Records from a collection:
* begin *
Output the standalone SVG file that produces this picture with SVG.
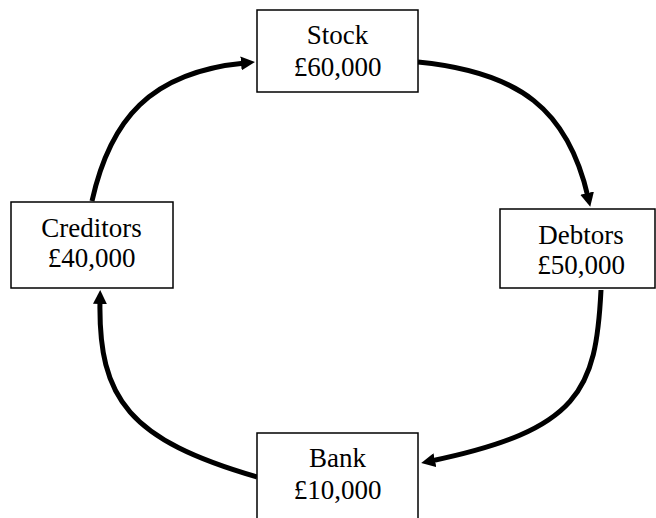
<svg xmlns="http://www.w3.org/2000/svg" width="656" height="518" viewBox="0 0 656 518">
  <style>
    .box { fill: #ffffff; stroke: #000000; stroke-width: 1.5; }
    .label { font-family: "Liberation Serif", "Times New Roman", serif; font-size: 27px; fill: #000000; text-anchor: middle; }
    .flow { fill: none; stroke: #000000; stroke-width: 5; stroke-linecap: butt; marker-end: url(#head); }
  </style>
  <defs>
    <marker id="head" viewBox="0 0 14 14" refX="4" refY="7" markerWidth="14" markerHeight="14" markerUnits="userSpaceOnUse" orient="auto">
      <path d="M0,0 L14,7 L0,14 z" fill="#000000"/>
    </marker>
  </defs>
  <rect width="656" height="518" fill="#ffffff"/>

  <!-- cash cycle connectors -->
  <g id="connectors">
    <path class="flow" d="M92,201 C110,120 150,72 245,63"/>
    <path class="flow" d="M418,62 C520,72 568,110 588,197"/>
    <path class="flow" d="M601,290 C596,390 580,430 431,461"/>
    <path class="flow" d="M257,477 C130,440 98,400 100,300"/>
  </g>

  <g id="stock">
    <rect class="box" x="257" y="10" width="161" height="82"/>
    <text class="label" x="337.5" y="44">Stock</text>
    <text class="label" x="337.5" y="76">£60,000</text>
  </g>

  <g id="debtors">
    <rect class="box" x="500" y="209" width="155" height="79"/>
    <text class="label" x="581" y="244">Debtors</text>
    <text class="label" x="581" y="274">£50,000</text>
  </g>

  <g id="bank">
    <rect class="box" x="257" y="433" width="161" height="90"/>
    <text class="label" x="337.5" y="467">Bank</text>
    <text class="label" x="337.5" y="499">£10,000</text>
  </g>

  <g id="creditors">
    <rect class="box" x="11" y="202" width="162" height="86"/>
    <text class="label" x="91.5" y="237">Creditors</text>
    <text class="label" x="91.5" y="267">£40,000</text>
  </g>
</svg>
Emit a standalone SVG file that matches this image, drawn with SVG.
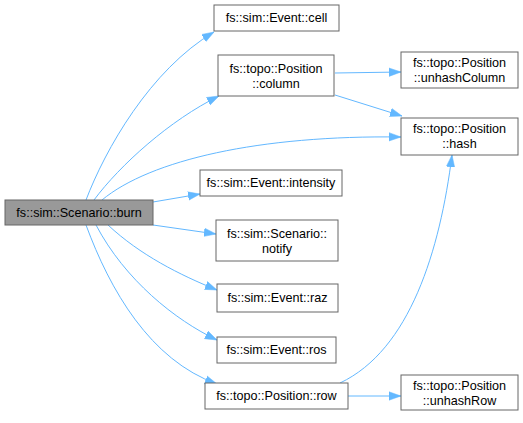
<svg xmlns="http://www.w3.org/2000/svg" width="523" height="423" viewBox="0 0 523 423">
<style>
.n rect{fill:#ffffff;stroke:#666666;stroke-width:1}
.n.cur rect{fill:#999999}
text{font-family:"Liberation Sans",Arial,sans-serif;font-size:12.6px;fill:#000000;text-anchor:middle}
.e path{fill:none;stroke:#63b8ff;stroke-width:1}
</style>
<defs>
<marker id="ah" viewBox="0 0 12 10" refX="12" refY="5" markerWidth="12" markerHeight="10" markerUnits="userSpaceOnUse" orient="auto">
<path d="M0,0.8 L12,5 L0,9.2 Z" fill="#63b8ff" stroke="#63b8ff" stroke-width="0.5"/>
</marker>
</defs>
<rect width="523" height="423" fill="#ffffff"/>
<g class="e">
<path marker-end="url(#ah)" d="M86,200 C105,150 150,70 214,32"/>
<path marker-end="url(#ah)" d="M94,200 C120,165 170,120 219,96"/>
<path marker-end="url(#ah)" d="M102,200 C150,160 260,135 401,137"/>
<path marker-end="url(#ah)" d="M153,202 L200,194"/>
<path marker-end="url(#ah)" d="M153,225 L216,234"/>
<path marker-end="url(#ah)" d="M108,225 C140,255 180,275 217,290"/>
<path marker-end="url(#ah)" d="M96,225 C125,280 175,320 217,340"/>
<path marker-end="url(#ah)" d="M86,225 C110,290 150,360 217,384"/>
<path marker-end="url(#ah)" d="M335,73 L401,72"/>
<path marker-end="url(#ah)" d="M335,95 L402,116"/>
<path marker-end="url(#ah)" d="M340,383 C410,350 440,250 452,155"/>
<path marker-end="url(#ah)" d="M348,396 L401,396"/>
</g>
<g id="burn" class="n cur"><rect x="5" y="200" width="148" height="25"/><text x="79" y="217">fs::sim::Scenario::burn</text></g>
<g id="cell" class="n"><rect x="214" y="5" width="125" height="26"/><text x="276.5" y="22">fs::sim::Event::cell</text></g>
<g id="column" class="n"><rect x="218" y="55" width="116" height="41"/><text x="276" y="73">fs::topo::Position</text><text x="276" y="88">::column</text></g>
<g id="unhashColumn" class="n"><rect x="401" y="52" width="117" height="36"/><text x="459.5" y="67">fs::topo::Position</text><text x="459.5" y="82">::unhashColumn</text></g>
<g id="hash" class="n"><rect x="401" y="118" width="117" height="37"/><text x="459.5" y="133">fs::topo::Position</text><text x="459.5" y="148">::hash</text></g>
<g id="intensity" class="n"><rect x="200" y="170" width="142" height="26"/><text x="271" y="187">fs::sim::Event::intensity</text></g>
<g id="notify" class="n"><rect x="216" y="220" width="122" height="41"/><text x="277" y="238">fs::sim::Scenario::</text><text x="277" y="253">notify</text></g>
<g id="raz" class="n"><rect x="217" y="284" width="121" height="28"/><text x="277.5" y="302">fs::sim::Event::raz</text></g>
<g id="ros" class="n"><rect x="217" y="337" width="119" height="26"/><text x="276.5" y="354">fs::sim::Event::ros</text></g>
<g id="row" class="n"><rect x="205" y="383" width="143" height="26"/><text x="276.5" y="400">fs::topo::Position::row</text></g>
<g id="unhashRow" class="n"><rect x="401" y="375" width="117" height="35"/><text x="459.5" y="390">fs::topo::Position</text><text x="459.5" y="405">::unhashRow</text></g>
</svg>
* end *
- _AIM OF THE TASK_: Generate a word-for-word copy of the preceding records, excluding all pictures.

- _COMPLETE ANSWER_:
Output the standalone SVG file that produces this picture with SVG.
<svg xmlns="http://www.w3.org/2000/svg" width="656" height="518" viewBox="0 0 656 518">
  <style>
    .box { fill: #ffffff; stroke: #000000; stroke-width: 1.5; }
    .label { font-family: "Liberation Serif", "Times New Roman", serif; font-size: 27px; fill: #000000; text-anchor: middle; }
    .flow { fill: none; stroke: #000000; stroke-width: 5; stroke-linecap: butt; marker-end: url(#head); }
  </style>
  <defs>
    <marker id="head" viewBox="0 0 14 14" refX="4" refY="7" markerWidth="14" markerHeight="14" markerUnits="userSpaceOnUse" orient="auto">
      <path d="M0,0 L14,7 L0,14 z" fill="#000000"/>
    </marker>
  </defs>
  <rect width="656" height="518" fill="#ffffff"/>

  <!-- cash cycle connectors -->
  <g id="connectors">
    <path class="flow" d="M92,201 C110,120 150,72 245,63"/>
    <path class="flow" d="M418,62 C520,72 568,110 588,197"/>
    <path class="flow" d="M601,290 C596,390 580,430 431,461"/>
    <path class="flow" d="M257,477 C130,440 98,400 100,300"/>
  </g>

  <g id="stock">
    <rect class="box" x="257" y="10" width="161" height="82"/>
    <text class="label" x="337.5" y="44">Stock</text>
    <text class="label" x="337.5" y="76">£60,000</text>
  </g>

  <g id="debtors">
    <rect class="box" x="500" y="209" width="155" height="79"/>
    <text class="label" x="581" y="244">Debtors</text>
    <text class="label" x="581" y="274">£50,000</text>
  </g>

  <g id="bank">
    <rect class="box" x="257" y="433" width="161" height="90"/>
    <text class="label" x="337.5" y="467">Bank</text>
    <text class="label" x="337.5" y="499">£10,000</text>
  </g>

  <g id="creditors">
    <rect class="box" x="11" y="202" width="162" height="86"/>
    <text class="label" x="91.5" y="237">Creditors</text>
    <text class="label" x="91.5" y="267">£40,000</text>
  </g>
</svg>
Emit a standalone SVG file that matches this image, drawn with SVG.
<svg xmlns="http://www.w3.org/2000/svg" width="523" height="423" viewBox="0 0 523 423">
<style>
.n rect{fill:#ffffff;stroke:#666666;stroke-width:1}
.n.cur rect{fill:#999999}
text{font-family:"Liberation Sans",Arial,sans-serif;font-size:12.6px;fill:#000000;text-anchor:middle}
.e path{fill:none;stroke:#63b8ff;stroke-width:1}
</style>
<defs>
<marker id="ah" viewBox="0 0 12 10" refX="12" refY="5" markerWidth="12" markerHeight="10" markerUnits="userSpaceOnUse" orient="auto">
<path d="M0,0.8 L12,5 L0,9.2 Z" fill="#63b8ff" stroke="#63b8ff" stroke-width="0.5"/>
</marker>
</defs>
<rect width="523" height="423" fill="#ffffff"/>
<g class="e">
<path marker-end="url(#ah)" d="M86,200 C105,150 150,70 214,32"/>
<path marker-end="url(#ah)" d="M94,200 C120,165 170,120 219,96"/>
<path marker-end="url(#ah)" d="M102,200 C150,160 260,135 401,137"/>
<path marker-end="url(#ah)" d="M153,202 L200,194"/>
<path marker-end="url(#ah)" d="M153,225 L216,234"/>
<path marker-end="url(#ah)" d="M108,225 C140,255 180,275 217,290"/>
<path marker-end="url(#ah)" d="M96,225 C125,280 175,320 217,340"/>
<path marker-end="url(#ah)" d="M86,225 C110,290 150,360 217,384"/>
<path marker-end="url(#ah)" d="M335,73 L401,72"/>
<path marker-end="url(#ah)" d="M335,95 L402,116"/>
<path marker-end="url(#ah)" d="M340,383 C410,350 440,250 452,155"/>
<path marker-end="url(#ah)" d="M348,396 L401,396"/>
</g>
<g id="burn" class="n cur"><rect x="5" y="200" width="148" height="25"/><text x="79" y="217">fs::sim::Scenario::burn</text></g>
<g id="cell" class="n"><rect x="214" y="5" width="125" height="26"/><text x="276.5" y="22">fs::sim::Event::cell</text></g>
<g id="column" class="n"><rect x="218" y="55" width="116" height="41"/><text x="276" y="73">fs::topo::Position</text><text x="276" y="88">::column</text></g>
<g id="unhashColumn" class="n"><rect x="401" y="52" width="117" height="36"/><text x="459.5" y="67">fs::topo::Position</text><text x="459.5" y="82">::unhashColumn</text></g>
<g id="hash" class="n"><rect x="401" y="118" width="117" height="37"/><text x="459.5" y="133">fs::topo::Position</text><text x="459.5" y="148">::hash</text></g>
<g id="intensity" class="n"><rect x="200" y="170" width="142" height="26"/><text x="271" y="187">fs::sim::Event::intensity</text></g>
<g id="notify" class="n"><rect x="216" y="220" width="122" height="41"/><text x="277" y="238">fs::sim::Scenario::</text><text x="277" y="253">notify</text></g>
<g id="raz" class="n"><rect x="217" y="284" width="121" height="28"/><text x="277.5" y="302">fs::sim::Event::raz</text></g>
<g id="ros" class="n"><rect x="217" y="337" width="119" height="26"/><text x="276.5" y="354">fs::sim::Event::ros</text></g>
<g id="row" class="n"><rect x="205" y="383" width="143" height="26"/><text x="276.5" y="400">fs::topo::Position::row</text></g>
<g id="unhashRow" class="n"><rect x="401" y="375" width="117" height="35"/><text x="459.5" y="390">fs::topo::Position</text><text x="459.5" y="405">::unhashRow</text></g>
</svg>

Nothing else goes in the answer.